### STATED TASK
Write out, unaltered, each line from the top of the records below down to the line where "plt.rcParams['font.weight'] = 'bold'" appears, that line included.

### STORED RECORDS
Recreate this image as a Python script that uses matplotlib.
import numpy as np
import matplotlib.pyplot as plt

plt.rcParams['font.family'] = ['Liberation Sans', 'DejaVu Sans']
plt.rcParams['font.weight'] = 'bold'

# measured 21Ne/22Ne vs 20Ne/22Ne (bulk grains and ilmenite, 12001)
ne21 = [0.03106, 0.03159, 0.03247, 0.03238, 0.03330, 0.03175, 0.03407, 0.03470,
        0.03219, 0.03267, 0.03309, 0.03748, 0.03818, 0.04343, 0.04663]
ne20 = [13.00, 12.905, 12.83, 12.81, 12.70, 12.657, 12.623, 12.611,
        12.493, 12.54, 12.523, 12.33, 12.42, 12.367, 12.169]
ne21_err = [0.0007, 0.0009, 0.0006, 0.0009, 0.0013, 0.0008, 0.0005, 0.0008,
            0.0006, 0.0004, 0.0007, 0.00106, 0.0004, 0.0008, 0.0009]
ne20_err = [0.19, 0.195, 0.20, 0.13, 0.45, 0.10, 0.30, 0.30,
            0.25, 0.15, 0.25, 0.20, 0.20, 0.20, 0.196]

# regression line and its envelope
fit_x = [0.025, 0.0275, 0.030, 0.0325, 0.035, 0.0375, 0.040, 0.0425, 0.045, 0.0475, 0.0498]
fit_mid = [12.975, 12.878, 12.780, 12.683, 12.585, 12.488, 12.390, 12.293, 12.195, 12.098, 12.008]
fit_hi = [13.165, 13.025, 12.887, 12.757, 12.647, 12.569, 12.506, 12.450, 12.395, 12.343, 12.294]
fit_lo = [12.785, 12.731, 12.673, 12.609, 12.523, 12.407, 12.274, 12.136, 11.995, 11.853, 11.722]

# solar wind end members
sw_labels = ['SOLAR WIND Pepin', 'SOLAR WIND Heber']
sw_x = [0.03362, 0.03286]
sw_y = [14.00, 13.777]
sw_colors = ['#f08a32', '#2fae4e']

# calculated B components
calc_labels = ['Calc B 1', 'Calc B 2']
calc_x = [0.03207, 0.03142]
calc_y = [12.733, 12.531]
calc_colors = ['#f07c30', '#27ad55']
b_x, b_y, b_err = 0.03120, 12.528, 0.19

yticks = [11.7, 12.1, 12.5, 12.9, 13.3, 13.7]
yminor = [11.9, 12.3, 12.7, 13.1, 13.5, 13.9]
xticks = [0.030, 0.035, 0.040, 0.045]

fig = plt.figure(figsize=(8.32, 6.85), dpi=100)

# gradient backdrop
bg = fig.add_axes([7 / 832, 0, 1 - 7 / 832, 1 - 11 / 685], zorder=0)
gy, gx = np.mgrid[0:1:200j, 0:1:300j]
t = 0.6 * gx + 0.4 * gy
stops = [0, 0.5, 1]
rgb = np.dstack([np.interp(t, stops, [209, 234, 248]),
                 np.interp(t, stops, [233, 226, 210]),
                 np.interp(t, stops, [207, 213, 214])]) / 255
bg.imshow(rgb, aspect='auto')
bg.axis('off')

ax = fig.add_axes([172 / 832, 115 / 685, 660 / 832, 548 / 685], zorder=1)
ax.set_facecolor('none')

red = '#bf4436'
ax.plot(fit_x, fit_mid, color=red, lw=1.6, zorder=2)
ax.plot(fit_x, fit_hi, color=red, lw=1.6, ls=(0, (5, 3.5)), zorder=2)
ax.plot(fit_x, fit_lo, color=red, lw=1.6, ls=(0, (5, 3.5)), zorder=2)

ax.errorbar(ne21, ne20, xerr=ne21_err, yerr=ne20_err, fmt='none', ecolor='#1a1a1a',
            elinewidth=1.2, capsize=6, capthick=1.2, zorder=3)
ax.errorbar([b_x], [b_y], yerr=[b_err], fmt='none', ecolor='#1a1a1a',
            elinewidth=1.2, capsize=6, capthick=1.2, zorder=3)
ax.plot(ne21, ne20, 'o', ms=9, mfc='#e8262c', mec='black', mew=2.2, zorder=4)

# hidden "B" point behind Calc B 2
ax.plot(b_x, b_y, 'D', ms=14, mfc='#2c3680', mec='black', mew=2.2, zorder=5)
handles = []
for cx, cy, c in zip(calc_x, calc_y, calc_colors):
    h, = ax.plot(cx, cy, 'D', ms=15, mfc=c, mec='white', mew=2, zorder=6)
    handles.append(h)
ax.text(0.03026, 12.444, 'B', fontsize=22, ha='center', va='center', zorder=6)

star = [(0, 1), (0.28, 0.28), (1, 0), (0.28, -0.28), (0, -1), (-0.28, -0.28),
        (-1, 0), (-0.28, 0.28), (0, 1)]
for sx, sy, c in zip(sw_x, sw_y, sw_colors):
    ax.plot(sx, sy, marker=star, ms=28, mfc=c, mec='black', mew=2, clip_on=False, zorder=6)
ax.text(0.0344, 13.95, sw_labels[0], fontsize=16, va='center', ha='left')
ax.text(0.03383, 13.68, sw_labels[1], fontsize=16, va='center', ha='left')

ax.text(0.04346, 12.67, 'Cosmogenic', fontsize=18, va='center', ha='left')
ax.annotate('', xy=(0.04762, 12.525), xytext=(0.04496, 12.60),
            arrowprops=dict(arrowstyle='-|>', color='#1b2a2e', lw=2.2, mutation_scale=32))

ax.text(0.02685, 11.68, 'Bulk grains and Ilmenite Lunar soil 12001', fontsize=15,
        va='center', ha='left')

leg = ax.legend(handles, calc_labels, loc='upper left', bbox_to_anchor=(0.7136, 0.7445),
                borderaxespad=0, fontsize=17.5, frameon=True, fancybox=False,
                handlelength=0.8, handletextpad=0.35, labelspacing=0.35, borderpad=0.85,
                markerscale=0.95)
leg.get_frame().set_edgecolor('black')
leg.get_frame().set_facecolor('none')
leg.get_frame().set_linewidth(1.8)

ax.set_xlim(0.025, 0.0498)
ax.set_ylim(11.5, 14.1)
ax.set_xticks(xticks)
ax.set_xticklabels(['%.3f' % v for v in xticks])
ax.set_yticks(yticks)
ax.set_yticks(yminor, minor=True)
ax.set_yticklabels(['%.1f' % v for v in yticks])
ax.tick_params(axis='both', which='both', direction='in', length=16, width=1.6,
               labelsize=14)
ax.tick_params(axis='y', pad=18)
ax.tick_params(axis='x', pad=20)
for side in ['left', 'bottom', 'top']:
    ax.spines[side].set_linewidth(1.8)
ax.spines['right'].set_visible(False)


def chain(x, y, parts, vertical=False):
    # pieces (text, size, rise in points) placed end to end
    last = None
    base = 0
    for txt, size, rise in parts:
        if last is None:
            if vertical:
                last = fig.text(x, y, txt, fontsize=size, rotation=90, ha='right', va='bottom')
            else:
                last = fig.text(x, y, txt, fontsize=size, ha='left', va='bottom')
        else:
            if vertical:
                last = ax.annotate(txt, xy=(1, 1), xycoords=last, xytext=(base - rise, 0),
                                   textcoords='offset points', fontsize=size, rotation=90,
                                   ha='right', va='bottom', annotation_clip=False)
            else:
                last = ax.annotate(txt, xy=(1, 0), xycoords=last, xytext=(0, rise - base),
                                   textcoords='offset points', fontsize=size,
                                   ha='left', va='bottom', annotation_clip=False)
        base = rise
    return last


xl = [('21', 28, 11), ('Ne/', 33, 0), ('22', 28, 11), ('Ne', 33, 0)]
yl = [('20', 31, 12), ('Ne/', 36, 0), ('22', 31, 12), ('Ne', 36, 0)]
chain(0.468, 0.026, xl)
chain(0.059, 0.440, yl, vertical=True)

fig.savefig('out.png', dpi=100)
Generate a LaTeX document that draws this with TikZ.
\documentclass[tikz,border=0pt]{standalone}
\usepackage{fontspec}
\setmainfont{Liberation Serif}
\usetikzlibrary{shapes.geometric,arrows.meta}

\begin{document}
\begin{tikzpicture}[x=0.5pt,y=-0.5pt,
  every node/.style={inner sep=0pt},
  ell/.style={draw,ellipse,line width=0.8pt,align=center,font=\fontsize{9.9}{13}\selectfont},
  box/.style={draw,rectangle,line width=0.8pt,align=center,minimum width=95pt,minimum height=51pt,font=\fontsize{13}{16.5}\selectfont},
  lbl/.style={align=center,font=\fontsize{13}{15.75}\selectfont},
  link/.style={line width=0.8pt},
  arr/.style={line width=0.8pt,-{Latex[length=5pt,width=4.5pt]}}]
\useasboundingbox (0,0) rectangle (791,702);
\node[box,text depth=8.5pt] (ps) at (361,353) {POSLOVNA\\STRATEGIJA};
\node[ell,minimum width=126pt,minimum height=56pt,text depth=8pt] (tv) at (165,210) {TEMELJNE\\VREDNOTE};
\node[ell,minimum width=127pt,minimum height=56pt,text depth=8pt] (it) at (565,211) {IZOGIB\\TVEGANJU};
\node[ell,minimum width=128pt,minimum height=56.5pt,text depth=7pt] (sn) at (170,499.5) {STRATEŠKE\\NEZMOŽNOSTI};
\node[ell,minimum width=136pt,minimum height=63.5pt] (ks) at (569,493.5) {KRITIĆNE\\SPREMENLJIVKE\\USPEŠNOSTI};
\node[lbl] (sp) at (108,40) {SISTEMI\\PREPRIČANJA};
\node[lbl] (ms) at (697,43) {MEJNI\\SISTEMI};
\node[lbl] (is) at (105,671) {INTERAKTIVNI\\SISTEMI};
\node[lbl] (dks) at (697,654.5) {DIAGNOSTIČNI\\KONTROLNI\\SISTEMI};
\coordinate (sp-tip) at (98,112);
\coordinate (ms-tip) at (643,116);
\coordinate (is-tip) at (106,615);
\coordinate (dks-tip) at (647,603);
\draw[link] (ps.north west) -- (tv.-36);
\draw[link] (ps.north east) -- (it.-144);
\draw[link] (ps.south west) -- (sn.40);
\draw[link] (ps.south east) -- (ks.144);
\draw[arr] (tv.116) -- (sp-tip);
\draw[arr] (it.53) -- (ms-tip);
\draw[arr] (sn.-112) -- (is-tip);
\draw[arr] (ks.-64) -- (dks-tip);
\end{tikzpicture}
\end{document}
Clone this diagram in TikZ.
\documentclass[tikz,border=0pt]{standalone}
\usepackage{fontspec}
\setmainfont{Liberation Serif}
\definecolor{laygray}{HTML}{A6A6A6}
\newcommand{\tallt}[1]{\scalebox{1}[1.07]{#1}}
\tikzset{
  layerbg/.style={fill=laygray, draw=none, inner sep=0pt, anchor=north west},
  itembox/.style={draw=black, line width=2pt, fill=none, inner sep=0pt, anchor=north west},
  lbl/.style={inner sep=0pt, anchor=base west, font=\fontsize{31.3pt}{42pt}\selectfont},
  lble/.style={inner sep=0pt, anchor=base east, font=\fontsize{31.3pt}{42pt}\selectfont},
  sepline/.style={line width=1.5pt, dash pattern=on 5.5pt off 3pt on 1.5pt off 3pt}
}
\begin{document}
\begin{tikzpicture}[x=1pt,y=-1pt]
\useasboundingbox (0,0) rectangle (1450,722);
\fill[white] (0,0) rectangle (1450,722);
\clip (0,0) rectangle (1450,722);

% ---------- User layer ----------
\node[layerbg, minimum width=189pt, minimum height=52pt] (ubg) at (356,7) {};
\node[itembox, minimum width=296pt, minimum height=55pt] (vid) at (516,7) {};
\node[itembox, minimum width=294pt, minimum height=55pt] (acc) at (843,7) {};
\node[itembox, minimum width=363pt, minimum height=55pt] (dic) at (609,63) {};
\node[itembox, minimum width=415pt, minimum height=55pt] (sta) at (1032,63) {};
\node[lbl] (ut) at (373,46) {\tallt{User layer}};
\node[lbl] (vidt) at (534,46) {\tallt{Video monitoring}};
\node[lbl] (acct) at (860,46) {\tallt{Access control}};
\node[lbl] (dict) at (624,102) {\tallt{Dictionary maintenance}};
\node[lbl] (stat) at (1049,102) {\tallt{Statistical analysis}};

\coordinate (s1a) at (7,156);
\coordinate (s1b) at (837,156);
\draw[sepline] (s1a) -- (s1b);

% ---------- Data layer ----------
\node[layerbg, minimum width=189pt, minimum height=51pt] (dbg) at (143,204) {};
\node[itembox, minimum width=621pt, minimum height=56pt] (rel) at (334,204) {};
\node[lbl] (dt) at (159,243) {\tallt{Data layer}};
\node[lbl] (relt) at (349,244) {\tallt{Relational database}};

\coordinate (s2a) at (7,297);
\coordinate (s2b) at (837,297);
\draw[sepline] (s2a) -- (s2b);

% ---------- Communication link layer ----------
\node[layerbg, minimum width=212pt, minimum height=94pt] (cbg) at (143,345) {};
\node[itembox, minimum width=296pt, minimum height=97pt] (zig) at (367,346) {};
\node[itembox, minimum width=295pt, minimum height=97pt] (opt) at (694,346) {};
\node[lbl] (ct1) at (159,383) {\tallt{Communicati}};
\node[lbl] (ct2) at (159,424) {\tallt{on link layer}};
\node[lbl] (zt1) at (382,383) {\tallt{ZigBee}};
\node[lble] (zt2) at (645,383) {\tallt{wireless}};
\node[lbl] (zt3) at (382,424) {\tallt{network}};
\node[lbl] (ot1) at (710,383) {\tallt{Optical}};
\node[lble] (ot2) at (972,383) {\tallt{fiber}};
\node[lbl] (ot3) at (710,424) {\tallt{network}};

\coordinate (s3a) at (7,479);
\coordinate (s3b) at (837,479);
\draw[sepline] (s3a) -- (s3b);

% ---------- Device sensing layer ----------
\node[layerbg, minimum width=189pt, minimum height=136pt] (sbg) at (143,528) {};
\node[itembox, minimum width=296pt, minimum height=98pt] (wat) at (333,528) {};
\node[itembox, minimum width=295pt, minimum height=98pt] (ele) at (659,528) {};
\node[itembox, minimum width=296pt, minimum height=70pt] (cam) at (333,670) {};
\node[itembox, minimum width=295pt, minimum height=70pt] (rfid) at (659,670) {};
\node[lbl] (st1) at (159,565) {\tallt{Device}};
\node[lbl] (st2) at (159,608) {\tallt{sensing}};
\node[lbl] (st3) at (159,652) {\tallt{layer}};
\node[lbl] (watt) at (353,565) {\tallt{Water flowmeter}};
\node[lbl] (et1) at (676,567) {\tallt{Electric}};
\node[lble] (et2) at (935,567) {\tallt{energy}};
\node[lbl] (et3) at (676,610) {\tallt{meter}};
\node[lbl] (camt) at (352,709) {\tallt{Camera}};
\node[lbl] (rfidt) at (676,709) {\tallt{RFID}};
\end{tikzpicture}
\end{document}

### WRITTEN REPLY
Recreate this image as a Python script that uses matplotlib.
import numpy as np
import matplotlib.pyplot as plt

plt.rcParams['font.family'] = ['Liberation Sans', 'DejaVu Sans']
plt.rcParams['font.weight'] = 'bold'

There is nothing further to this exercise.